На рассвете третьего дня пребывания в Иране мы с комиссаром на старенькой «эмочке» выехали в Хой. За нами следовал пикап с отделением солдат охраны.
Унылая дорога! Песчаная равнина, высокие холмы — остатки выветрившихся гор и редкие серо-зеленые от пыли группы тополей. И так все 145 километров.
Хой — центр одной из десяти эстанов — областей Ирана. Здесь же центр Хойского шехрестана — губернии. Широкие улицы застроены двухэтажными домами. Вдоль тротуаров — молодые деревья. На центральной площади, возле дворца начальника области и губернатора, разбита большая цветочная клумба. К опоясывающей ее решетчатой изгороди привязано несколько ишаков с кладью.

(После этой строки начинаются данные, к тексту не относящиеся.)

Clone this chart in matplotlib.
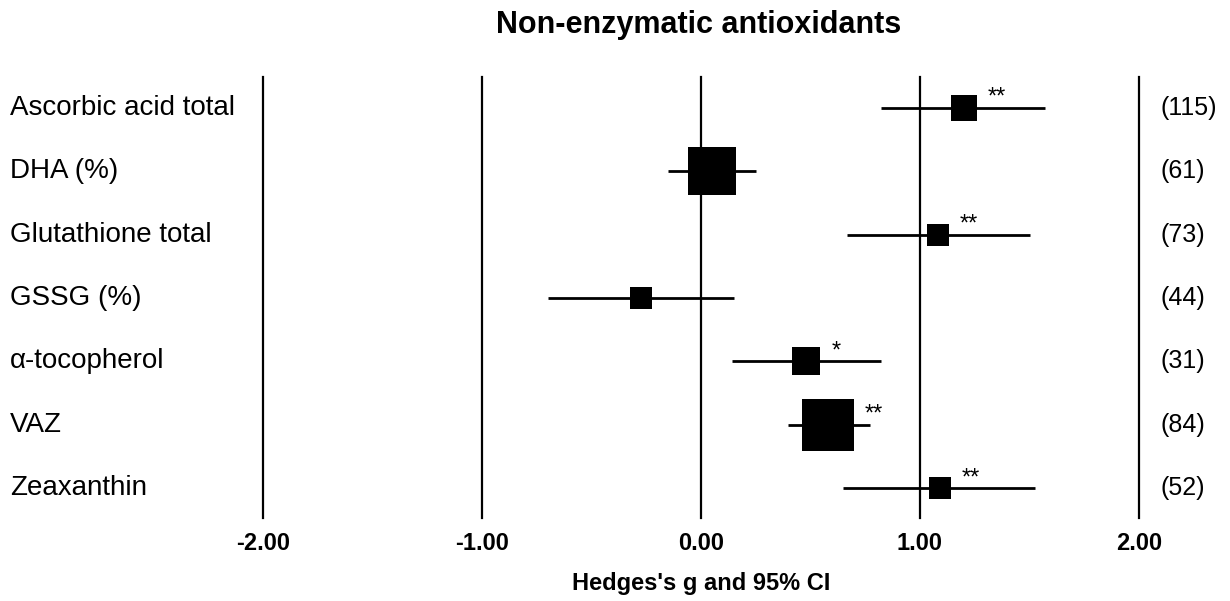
import numpy as np
import matplotlib
matplotlib.use("Agg")
import matplotlib.pyplot as plt
import matplotlib.transforms as mtransforms

plt.rcParams['font.family'] = ['Liberation Sans', 'DejaVu Sans']

# data
outcomes = ['Ascorbic acid total', 'DHA (%)', 'Glutathione total', 'GSSG (%)',
            'α-tocopherol', 'VAZ', 'Zeaxanthin']
hedges_g = [1.20, 0.05, 1.08, -0.275, 0.48, 0.58, 1.09]
ci_low = [0.82, -0.15, 0.665, -0.70, 0.14, 0.395, 0.65]
ci_high = [1.57, 0.25, 1.50, 0.15, 0.82, 0.77, 1.525]
weights = [8.2, 29.8, 6.5, 6.1, 9.9, 33.6, 6.0]   # relative weight (%)
n_obs = ['(115)', '(61)', '(73)', '(44)', '(31)', '(84)', '(52)']
signif = ['**', '', '**', '', '*', '**', '**']
ticks = [-2, -1, 0, 1, 2]
tick_labels = ['-2.00', '-1.00', '0.00', '1.00', '2.00']

W, H = 1230, 601
fig = plt.figure(figsize=(W / 100, H / 100), dpi=100)
ax = fig.add_axes([263 / W, 1 - 518 / H, 876 / W, 441 / H])

rows = np.arange(len(outcomes))

#reference lines
for t in ticks:
    ax.axvline(t, color='black', lw=1.6, zorder=1, clip_on=False)

ax.hlines(rows, ci_low, ci_high, color='black', lw=2, zorder=2)

px2pt = 72 / 100
for i in rows:
    side = 8.9 * np.sqrt(weights[i]) * px2pt
    ax.plot(hedges_g[i], i, marker='s', ms=side, color='black', mew=0, zorder=3)
    if signif[i]:
        ax.annotate(signif[i], (hedges_g[i], i), xytext=(side / 2 + 8, 3),
                    textcoords='offset points', fontsize=17, ha='left', va='baseline')

ax.set_xlim(-2, 2)
ax.set_ylim(6.47, -0.49)
ax.set_yticks([])
ax.set_xticks(ticks)
ax.set_xticklabels(tick_labels, fontsize=17, fontweight='bold')
ax.tick_params(axis='x', length=0, pad=10)
for s in ax.spines.values():
    s.set_visible(False)

ax.set_xlabel("Hedges's g and 95% CI", fontsize=17, fontweight='bold', labelpad=12)

trans = mtransforms.blended_transform_factory(fig.transFigure, ax.transData)
for i in rows:
    ax.text(10 / W, i, outcomes[i], transform=trans, fontsize=20, ha='left', va='center')
    ax.text(2.096, i, n_obs[i], fontsize=18, ha='left', va='center', clip_on=False)

fig.text(699 / W, 1 - 25 / H, 'Non-enzymatic antioxidants', fontsize=22,
         fontweight='bold', ha='center', va='center')

plt.savefig('out.png', dpi=100)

Командира 34-го полка Изугенева и всех остальных командиров и политработников мы застали за изучением пограничных укреплений.
После ужина решили посидеть на балконе дома, где жил Изугенев. Город затих. Но вот тишину нарушил протяжный, высокий голос — то муэдзин приглашал правоверных на вечерний намаз. Редкие прохожие остановились, вынули из карманов цветные платки, постелили их на тротуар, встали на колени. Через несколько минут поднялись, встряхнули платки, убрали их в карманы и продолжали свой путь.

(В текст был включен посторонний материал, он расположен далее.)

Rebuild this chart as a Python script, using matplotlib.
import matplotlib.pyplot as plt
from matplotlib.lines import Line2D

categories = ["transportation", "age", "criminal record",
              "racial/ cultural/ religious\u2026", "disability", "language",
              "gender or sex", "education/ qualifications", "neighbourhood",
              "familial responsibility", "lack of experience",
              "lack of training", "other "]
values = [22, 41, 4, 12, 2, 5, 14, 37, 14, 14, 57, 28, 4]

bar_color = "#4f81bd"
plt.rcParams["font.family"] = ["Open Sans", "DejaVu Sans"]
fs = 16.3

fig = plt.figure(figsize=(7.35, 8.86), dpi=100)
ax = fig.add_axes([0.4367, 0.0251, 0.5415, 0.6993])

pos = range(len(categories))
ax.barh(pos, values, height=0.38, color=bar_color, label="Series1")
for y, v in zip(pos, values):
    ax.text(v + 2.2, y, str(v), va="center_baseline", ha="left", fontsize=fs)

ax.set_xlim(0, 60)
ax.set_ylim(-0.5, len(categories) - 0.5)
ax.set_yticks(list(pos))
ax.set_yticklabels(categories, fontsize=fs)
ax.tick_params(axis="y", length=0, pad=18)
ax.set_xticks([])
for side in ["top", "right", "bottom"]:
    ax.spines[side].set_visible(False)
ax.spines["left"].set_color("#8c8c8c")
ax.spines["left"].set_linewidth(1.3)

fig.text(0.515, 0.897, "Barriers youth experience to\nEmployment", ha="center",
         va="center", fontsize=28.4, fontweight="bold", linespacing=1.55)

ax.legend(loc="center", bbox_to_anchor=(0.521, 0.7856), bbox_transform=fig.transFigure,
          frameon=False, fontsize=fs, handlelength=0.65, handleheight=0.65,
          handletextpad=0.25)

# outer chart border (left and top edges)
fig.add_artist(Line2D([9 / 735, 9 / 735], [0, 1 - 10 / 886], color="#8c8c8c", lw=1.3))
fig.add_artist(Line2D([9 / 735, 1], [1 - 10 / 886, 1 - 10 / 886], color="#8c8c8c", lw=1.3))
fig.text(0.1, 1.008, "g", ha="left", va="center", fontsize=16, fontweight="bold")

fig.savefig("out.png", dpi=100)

В тот вечер Изугенев рассказал нам о местных иранских властях, о достопримечательностях. Командир полка быстро освоился в новой для него обстановке. Это чувствовалось и по метким суждениям о здешних нравах, и по характеристикам, которыми он наградил живущих в городе помещиков, по существу феодалов двадцатого века. Как поведал майор, в Хойской области свыше двух третей земель «арбаби», то есть помещичьи. Помещики сдают их беднякам в аренду мельчайшими участками на кабальных условиях. Иранский крестьянин, сняв урожай, должен заплатить за аренду земли, за получаемую для орошения воду, за семена. В результате у него почти ничего не остается, и он влачит жалкое существование.